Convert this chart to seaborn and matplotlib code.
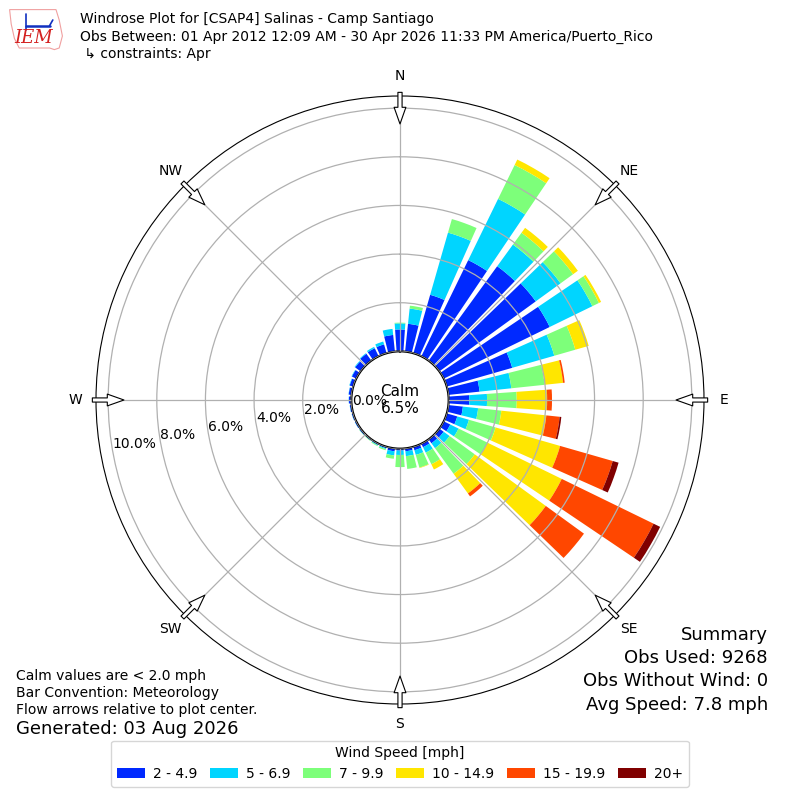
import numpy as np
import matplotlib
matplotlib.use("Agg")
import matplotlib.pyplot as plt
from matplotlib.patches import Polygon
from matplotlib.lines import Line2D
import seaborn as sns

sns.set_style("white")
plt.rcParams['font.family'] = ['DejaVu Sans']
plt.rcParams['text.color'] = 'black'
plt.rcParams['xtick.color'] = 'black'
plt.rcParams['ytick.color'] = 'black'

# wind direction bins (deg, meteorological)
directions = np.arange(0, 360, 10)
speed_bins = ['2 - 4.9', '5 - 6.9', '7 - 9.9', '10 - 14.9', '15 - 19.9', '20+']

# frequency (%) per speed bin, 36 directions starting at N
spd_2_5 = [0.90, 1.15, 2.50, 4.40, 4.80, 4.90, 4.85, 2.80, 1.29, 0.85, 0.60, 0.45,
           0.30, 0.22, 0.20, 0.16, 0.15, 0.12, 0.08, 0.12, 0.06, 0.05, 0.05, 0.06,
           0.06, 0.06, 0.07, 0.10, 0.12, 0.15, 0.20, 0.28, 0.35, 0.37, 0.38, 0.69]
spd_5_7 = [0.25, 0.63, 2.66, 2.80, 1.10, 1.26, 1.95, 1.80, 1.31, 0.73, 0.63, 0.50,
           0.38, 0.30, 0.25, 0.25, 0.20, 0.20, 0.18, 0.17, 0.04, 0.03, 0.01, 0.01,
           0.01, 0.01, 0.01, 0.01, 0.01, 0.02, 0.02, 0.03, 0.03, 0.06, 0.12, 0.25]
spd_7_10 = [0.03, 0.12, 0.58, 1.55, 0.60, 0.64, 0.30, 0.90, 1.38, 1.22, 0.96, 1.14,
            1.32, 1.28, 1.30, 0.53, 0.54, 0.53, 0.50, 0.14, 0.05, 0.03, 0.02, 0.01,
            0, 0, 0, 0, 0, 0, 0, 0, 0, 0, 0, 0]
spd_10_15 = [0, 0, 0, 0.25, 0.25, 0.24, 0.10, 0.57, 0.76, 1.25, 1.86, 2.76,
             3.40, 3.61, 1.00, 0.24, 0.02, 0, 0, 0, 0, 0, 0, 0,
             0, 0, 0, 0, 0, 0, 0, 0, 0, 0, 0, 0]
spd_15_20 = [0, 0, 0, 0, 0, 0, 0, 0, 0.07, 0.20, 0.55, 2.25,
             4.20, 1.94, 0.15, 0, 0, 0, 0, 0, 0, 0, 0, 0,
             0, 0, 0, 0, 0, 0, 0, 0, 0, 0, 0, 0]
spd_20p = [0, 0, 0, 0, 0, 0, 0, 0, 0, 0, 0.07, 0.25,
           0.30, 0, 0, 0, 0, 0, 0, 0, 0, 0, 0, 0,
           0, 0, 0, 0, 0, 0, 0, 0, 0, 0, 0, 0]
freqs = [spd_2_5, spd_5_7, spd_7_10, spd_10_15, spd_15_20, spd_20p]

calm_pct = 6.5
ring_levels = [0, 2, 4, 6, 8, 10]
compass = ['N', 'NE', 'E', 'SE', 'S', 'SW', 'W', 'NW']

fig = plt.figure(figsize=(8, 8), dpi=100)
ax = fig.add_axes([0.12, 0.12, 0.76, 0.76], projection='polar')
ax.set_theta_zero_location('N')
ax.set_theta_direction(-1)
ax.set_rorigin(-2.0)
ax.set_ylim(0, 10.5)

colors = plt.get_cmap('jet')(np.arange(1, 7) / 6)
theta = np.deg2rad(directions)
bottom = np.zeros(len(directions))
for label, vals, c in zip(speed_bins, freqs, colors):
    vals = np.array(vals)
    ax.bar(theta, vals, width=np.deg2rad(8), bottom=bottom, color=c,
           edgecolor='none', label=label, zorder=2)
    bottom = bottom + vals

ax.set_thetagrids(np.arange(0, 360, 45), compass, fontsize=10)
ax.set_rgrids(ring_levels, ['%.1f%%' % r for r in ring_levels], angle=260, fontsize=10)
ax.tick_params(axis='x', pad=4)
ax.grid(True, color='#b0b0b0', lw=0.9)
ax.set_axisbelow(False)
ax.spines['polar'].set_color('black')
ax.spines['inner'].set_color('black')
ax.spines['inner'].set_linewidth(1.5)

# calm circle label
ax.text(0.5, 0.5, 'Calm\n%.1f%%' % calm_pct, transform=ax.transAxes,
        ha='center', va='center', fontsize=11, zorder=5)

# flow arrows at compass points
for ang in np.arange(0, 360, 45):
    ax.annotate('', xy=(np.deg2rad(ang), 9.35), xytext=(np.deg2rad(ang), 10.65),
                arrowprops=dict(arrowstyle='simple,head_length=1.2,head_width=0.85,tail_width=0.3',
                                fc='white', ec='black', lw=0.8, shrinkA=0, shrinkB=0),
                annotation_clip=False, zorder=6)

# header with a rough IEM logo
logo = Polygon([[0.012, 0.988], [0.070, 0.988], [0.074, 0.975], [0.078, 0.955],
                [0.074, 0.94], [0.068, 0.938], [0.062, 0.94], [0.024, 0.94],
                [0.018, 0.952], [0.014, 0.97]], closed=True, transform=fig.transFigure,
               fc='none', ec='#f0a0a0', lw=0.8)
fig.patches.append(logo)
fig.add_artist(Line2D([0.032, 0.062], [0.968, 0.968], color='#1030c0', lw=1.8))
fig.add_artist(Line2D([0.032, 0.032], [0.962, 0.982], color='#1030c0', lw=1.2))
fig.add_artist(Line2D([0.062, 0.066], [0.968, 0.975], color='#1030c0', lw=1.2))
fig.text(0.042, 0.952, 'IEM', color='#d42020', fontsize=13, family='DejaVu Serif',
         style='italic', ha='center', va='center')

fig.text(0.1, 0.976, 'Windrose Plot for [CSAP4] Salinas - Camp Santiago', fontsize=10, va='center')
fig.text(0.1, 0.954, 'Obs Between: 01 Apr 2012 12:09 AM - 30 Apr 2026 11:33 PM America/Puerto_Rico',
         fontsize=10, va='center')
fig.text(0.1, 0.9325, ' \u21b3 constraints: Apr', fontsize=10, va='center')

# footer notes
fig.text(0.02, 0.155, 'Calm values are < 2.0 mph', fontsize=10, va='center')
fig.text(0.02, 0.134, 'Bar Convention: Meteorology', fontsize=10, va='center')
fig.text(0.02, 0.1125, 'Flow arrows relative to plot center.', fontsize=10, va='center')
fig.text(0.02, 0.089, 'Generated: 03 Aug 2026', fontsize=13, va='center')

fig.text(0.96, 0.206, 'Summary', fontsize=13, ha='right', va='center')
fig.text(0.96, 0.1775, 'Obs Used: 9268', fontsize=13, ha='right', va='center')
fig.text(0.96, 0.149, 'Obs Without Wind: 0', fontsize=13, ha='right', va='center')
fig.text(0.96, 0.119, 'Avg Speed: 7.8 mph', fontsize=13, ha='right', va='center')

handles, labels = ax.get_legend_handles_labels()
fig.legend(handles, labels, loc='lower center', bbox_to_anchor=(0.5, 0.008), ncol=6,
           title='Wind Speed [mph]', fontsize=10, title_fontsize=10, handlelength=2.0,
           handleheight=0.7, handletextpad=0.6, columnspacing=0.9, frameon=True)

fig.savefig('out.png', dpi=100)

Exercise details » Report the number of lines above containing the word "matplotlib", with no other text.

Full answer » 6